More information was sent in by a reader of the Latin Mass Community of Kankakee Blog about the Traverse City Carmelite Monastery Renovations.

Here's the beginning of the story...

TRAVERSE CITY, MI – Duncan G. Stroik is one of the foremost church architects in the English-speaking world, the acknowledged leader of a growing movement to return classical ideas of beauty and harmony to sacred architecture.

His recent commissions have included the 2008 Shrine of Our Lady of Guadalupe in La Crosse, WI, the 2009 Chapel of St. Thomas Aquinas College in Santa Paula, CA and the renovation of St. Joseph Cathedral in Sioux Falls, SD. A professor of architecture at the University of Notre Dame, he authored the book Reconquering Sacred Space and is editor of the professional journal Sacred Architecture.
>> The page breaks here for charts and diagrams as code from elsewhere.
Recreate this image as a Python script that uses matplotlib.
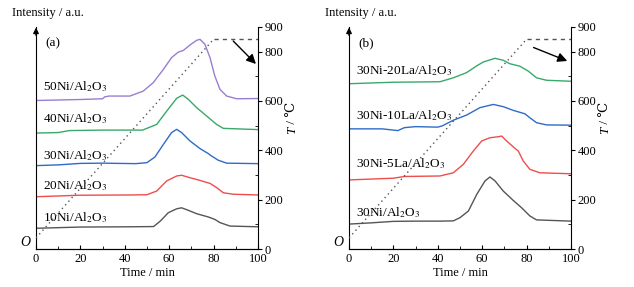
import numpy as np
import matplotlib
matplotlib.use('Agg')
import matplotlib.pyplot as plt

plt.rcParams['font.family'] = ['Liberation Serif', 'DejaVu Serif']
plt.rcParams['mathtext.fontset'] = 'stix'
plt.rcParams['font.size'] = 9

# ---- panel (a): Ni loading series (intensity in arbitrary units) ----
t_a10 = [0, 20, 42, 53, 56, 59.6, 63.4, 65.6, 68.6, 72.4, 77.6, 80.6, 82.9, 87.4, 100]
i_a10 = [84, 89, 90, 91, 113, 147, 163, 167, 157, 143, 130, 120, 107, 93, 90]
t_a20 = [0, 20, 42, 50, 54.4, 58.9, 63.4, 65.6, 69.4, 73.9, 78.4, 81.4, 84.4, 88.9, 100]
i_a20 = [212, 218, 219, 220, 235, 276, 296, 299, 289, 278, 266, 249, 228, 222, 219]
t_a30 = [0, 10, 20, 30, 45, 50, 53.6, 57.4, 61.1, 63.4, 65.6, 69.4, 73.9, 77.6, 79.1, 82.1,
         85.9, 100]
i_a30 = [338, 341, 347, 348, 346, 350, 373, 424, 472, 485, 472, 438, 407, 387, 377, 360,
         348, 346]
t_a40 = [0, 10, 15, 30, 48, 54.4, 58.9, 63.4, 66.1, 68.6, 72.4, 76.9, 81.4, 84.4, 100]
i_a40 = [470, 472, 480, 482, 482, 505, 559, 611, 624, 607, 573, 539, 505, 489, 484]
t_a50 = [0, 20, 30, 31, 33, 40, 42.3, 48.3, 52.8, 57.4, 61.1, 64.1, 66.4, 69.4, 72.4, 73.9,
         76.1, 78.4, 80.6, 82.9, 85.9, 90.4, 100]
i_a50 = [602, 606, 609, 617, 620, 620, 620, 640, 674, 728, 776, 798, 805, 827, 846, 850,
         830, 776, 701, 647, 620, 609, 610]

# ---- panel (b): La promoted series ----
t_b0 = [0, 10, 20, 30, 41, 47, 50, 53.8, 57.6, 61.3, 63.5, 65.8, 69.5, 74, 77.8, 81.5, 84.5,
        100]
i_b0 = [101, 106, 112, 113, 113, 114, 127, 154, 222, 276, 292, 276, 235, 197, 167, 134, 118,
        113]
t_b5 = [0, 20, 25, 41, 47, 51.5, 56, 59.8, 63.5, 67.3, 68.8, 71, 74.8, 76.3, 78.5, 81.5, 86,
        100]
i_b5 = [280, 287, 294, 296, 309, 343, 397, 438, 451, 455, 458, 438, 408, 397, 357, 323, 309,
        305]
t_b10 = [0, 15, 22, 25, 30, 40, 42, 47, 53, 59, 65, 69.5, 74, 79.3, 81.5, 84.5, 89, 100]
i_b10 = [487, 487, 480, 492, 496, 494, 499, 522, 543, 573, 586, 577, 562, 548, 532, 512, 503,
         502]
t_b20 = [0, 20, 41, 47, 53, 57.5, 60.5, 65.8, 69.5, 72.5, 77, 80.8, 84.5, 89, 100]
i_b20 = [670, 676, 678, 694, 715, 742, 758, 773, 765, 751, 741, 721, 694, 684, 680]

# temperature program
t_ramp = [0, 80]
T_ramp = [45, 850]
t_hold = [80, 100]
T_hold = [850, 850]

labels_a = ['10Ni/Al$_2$O$_3$', '20Ni/Al$_2$O$_3$', '30Ni/Al$_2$O$_3$',
            '40Ni/Al$_2$O$_3$', '50Ni/Al$_2$O$_3$']
labels_b = ['30Ni/Al$_2$O$_3$', '30Ni-5La/Al$_2$O$_3$', '30Ni-10La/Al$_2$O$_3$',
            '30Ni-20La/Al$_2$O$_3$']
colors = ['#555555', '#ee4d4d', '#2e6bc9', '#3aa86a', '#9b7dd0']

series_a = [(t_a10, i_a10), (t_a20, i_a20), (t_a30, i_a30), (t_a40, i_a40), (t_a50, i_a50)]
series_b = [(t_b0, i_b0), (t_b5, i_b5), (t_b10, i_b10), (t_b20, i_b20)]
label_y_a = [126, 255, 377, 527, 660]
label_y_b = [149, 345, 541, 724]


def draw_panel(fig, rect, series, labels, label_y, tag, arrow, title_x):
    ax = fig.add_axes(rect)
    for k, (t, y) in enumerate(series):
        ax.plot(t, y, color=colors[k], lw=1)
        ax.text(3, label_y[k], labels[k], fontsize=9.5, ha='left', va='center')
    ax.set_xlim(0, 100)
    ax.set_ylim(0, 900)
    ax.set_xticks(np.arange(0, 101, 20))
    ax.set_xticks(np.arange(10, 100, 20), minor=True)
    ax.tick_params(axis='x', direction='in', length=3, pad=3)
    ax.tick_params(axis='x', which='minor', direction='in', length=2)
    ax.set_yticks([])
    ax.spines['top'].set_visible(False)
    ax.spines['right'].set_visible(False)
    ax.set_xlabel('Time / min', labelpad=1)
    ax.text(4, 835, tag, fontsize=9.5, ha='left', va='center')
    # left axis arrow
    ax.annotate('', xy=(0, 1.01), xytext=(0, 0.95), xycoords='axes fraction',
                arrowprops=dict(arrowstyle='-|>', color='black', lw=1,
                                mutation_scale=8))
    fig.text(title_x, 0.955, 'Intensity / a.u.', ha='left', va='center', fontsize=9)
    ax.text(-0.025, 0.0, 'O', transform=ax.transAxes, ha='right', va='bottom',
            fontstyle='italic', fontsize=10)

    ax2 = ax.twinx()
    ax2.set_ylim(0, 900)
    ax2.plot(t_ramp, T_ramp, color='#555555', lw=1, ls=(0, (1, 2.5)))
    ax2.plot(t_hold, T_hold, color='#555555', lw=1, ls=(0, (3, 3)))
    ax2.set_yticks([0, 200, 400, 600, 800, 900])
    ax2.set_yticks([100, 300, 500, 700], minor=True)
    ax2.tick_params(axis='y', direction='out', length=3, pad=2)
    ax2.tick_params(axis='y', which='minor', direction='in', length=2)
    ax2.spines['top'].set_visible(False)
    ax2.spines['left'].set_visible(False)
    ax2.annotate('', xy=arrow[1], xytext=arrow[0],
                 arrowprops=dict(arrowstyle='-|>', color='black', lw=1,
                                 mutation_scale=14))
    tt = ax2.text(1.155, 0.55, 'T', transform=ax2.transAxes, rotation=90,
                  fontstyle='italic', ha='center', va='top', fontsize=9.5)
    ax2.annotate(' / ℃', xy=(0.5, 1.0), xycoords=tt, rotation=90,
                 ha='center', va='bottom', fontsize=9.5)
    return ax


fig = plt.figure(figsize=(6.34, 2.87), dpi=100)
draw_panel(fig, [0.0568, 0.1324, 0.350, 0.7736], series_a, labels_a, label_y_a, '(a)',
           ((88, 851), (100, 742)), 0.019)
draw_panel(fig, [0.5505, 0.1324, 0.350, 0.7736], series_b, labels_b, label_y_b, '(b)',
           ((82, 821), (99.5, 758)), 0.513)
fig.savefig('out.png', dpi=100)
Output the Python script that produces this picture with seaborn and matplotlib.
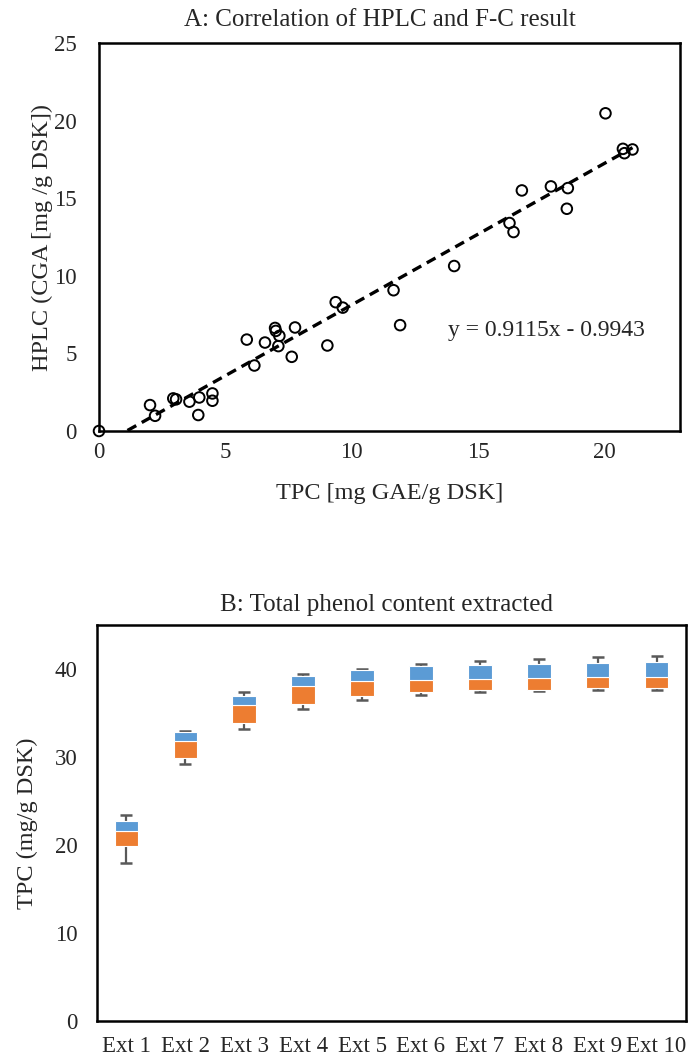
import numpy as np
import pandas as pd
import matplotlib
matplotlib.use("Agg")
import matplotlib.pyplot as plt
import seaborn as sns

# Panel A: HPLC chlorogenic acid vs Folin-Ciocalteu total phenols
tpc = [0, 2.02, 2.22, 2.94, 3.05, 3.58, 3.93, 3.97, 4.49, 4.49, 5.85, 6.15,
       6.57, 6.97, 7.00, 7.14, 7.10, 7.63, 7.76, 9.04, 9.37, 9.65, 11.66,
       11.92, 14.06, 16.25, 16.41, 16.74, 17.89, 18.56, 18.52, 20.05, 20.74,
       20.80, 21.12]
hplc = [0, 1.67, 0.98, 2.10, 2.04, 1.89, 1.03, 2.16, 2.42, 1.95, 5.89, 4.22,
        5.70, 6.64, 6.45, 6.13, 5.47, 4.78, 6.67, 5.51, 8.30, 7.95, 9.07,
        6.82, 10.63, 13.40, 12.82, 15.50, 15.76, 15.65, 14.32, 20.47, 18.18,
        17.90, 18.14]
slope, intercept = 0.9115, -0.9943

# Panel B: total phenol content per extraction step
extractions = ["Ext 1", "Ext 2", "Ext 3", "Ext 4", "Ext 5",
               "Ext 6", "Ext 7", "Ext 8", "Ext 9", "Ext 10"]
tpc_min = [17.95, 29.24, 33.22, 35.45, 36.48, 37.08, 37.42, 37.54, 37.57, 37.61]
tpc_q1 = [19.90, 29.89, 33.90, 36.06, 36.93, 37.42, 37.57, 37.65, 37.80, 37.88]
tpc_med = [21.55, 31.86, 35.87, 38.03, 38.60, 38.70, 38.86, 39.00, 39.05, 39.12]
tpc_q3 = [22.70, 32.84, 36.90, 39.17, 39.92, 40.30, 40.50, 40.60, 40.68, 40.76]
tpc_max = [23.40, 33.00, 37.39, 39.43, 40.00, 40.53, 40.90, 41.14, 41.33, 41.52]

sns.set_theme(style="white")
plt.rcParams["font.family"] = ["Liberation Serif", "DejaVu Serif"]
TICK_FS = 16.5
LABEL_FS = 17.5
TITLE_FS = 18
EQ_FS = 17

W, H = 692, 1060
fig = plt.figure(figsize=(W / 100, H / 100), dpi=100)


def box(l, t, r, b):
    return [l / W, 1 - b / H, (r - l) / W, (b - t) / H]


def frame(ax):
    for sp in ax.spines.values():
        sp.set_visible(True)
        sp.set_color("black")
        sp.set_linewidth(1.8)


# ---- A ----
axA = fig.add_axes(box(99, 43, 680, 431))
dfA = pd.DataFrame({"tpc": tpc, "hplc": hplc})
sns.scatterplot(data=dfA, x="tpc", y="hplc", ax=axA, marker="o", s=58,
                facecolor="none", edgecolor="black", linewidth=1.4,
                clip_on=False, zorder=3)
xfit = np.array([0, max(tpc)])
dfFit = pd.DataFrame({"x": xfit, "y": slope * xfit + intercept})
sns.lineplot(data=dfFit, x="x", y="y", ax=axA, color="black", linewidth=2.4,
             dashes=False, zorder=2)
axA.lines[-1].set_dashes((3.0, 1.9))
axA.text(13.8, 6.5, f"y = {slope:.4f}x - {abs(intercept):.4f}",
         fontsize=EQ_FS, va="center", ha="left")
axA.set_xlim(0, 23)
axA.set_ylim(0, 25)
axA.set_xticks([0, 5, 10, 15, 20])
axA.set_yticks([0, 5, 10, 15, 20, 25])
axA.tick_params(axis="both", length=0, labelsize=TICK_FS)
axA.tick_params(axis="y", pad=16)
axA.tick_params(axis="x", pad=8)
axA.set_xlabel("TPC [mg GAE/g DSK]", fontsize=LABEL_FS, labelpad=14)
axA.set_ylabel("HPLC (CGA [mg /g DSK])", fontsize=LABEL_FS, labelpad=1)
frame(axA)
fig.text(380 / W, 1 - 20 / H, "A: Correlation of HPLC and F-C result",
         fontsize=TITLE_FS, ha="center", va="center")

# ---- B ----
axB = fig.add_axes(box(97, 625, 686, 1021))
dfB = pd.DataFrame({"ext": extractions, "q1": tpc_q1, "med": tpc_med,
                    "q3": tpc_q3, "lo": tpc_min, "hi": tpc_max})
dfB["lower_h"] = dfB["med"] - dfB["q1"]
dfB["upper_h"] = dfB["q3"] - dfB["med"]
pos = np.arange(len(extractions))
axB.errorbar(pos, dfB["med"], yerr=[dfB["med"] - dfB["lo"], dfB["hi"] - dfB["med"]],
             fmt="none", ecolor="#595959", elinewidth=1.6, capsize=4.2,
             capthick=1.8, zorder=1)
sns.barplot(data=dfB, x="ext", y="lower_h", ax=axB, color="#ED7D31",
            saturation=1, width=0.4, bottom=dfB["q1"].to_numpy(),
            edgecolor="white", linewidth=0.8, zorder=2)
sns.barplot(data=dfB, x="ext", y="upper_h", ax=axB, color="#5B9BD5",
            saturation=1, width=0.4, bottom=dfB["med"].to_numpy(),
            edgecolor="white", linewidth=0.8, zorder=2)
axB.set_xlim(-0.5, len(extractions) - 0.5)
axB.set_ylim(0, 45)
axB.set_yticks([0, 10, 20, 30, 40])
axB.tick_params(axis="both", length=0, labelsize=TICK_FS)
axB.tick_params(axis="y", pad=14)
axB.tick_params(axis="x", pad=11)
axB.set_xlabel("")
axB.set_ylabel("TPC (mg/g DSK)", fontsize=LABEL_FS, labelpad=12)
frame(axB)
fig.text(387 / W, 1 - 605 / H, "B: Total phenol content extracted",
         fontsize=TITLE_FS, ha="center", va="center")

fig.savefig("out.png", dpi=100, facecolor="white")
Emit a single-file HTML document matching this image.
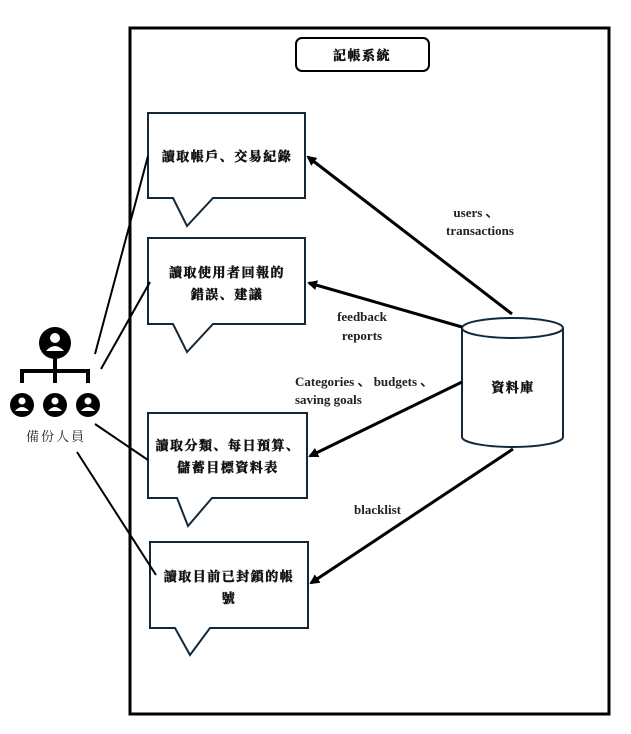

But his latest project is a tiny chapel for a small community of cloistered Carmelite nuns who live, work and pray at the Monastery of the Infant Jesus of Prague, in the northern Michigan resort town of Traverse City. Although the chapel is also open to visitors for daily Masses and prayer — and has a loyal following among local residents — it is central to the life of the monastic community.

"The beautification of the monastery chapel is exactly the type of project that we love to do," said Stroik. "The sisters have a great love of beauty, of the liturgy and of tradition, and want to do something worthy of Christ. I love that the project is in Traverse City because it gives me a great excuse to travel up there. The fascinating part of the project is the sisters’ desire that the sanctuary be designed to be beautiful and inspiring from the nave as well as from their cloister chapel."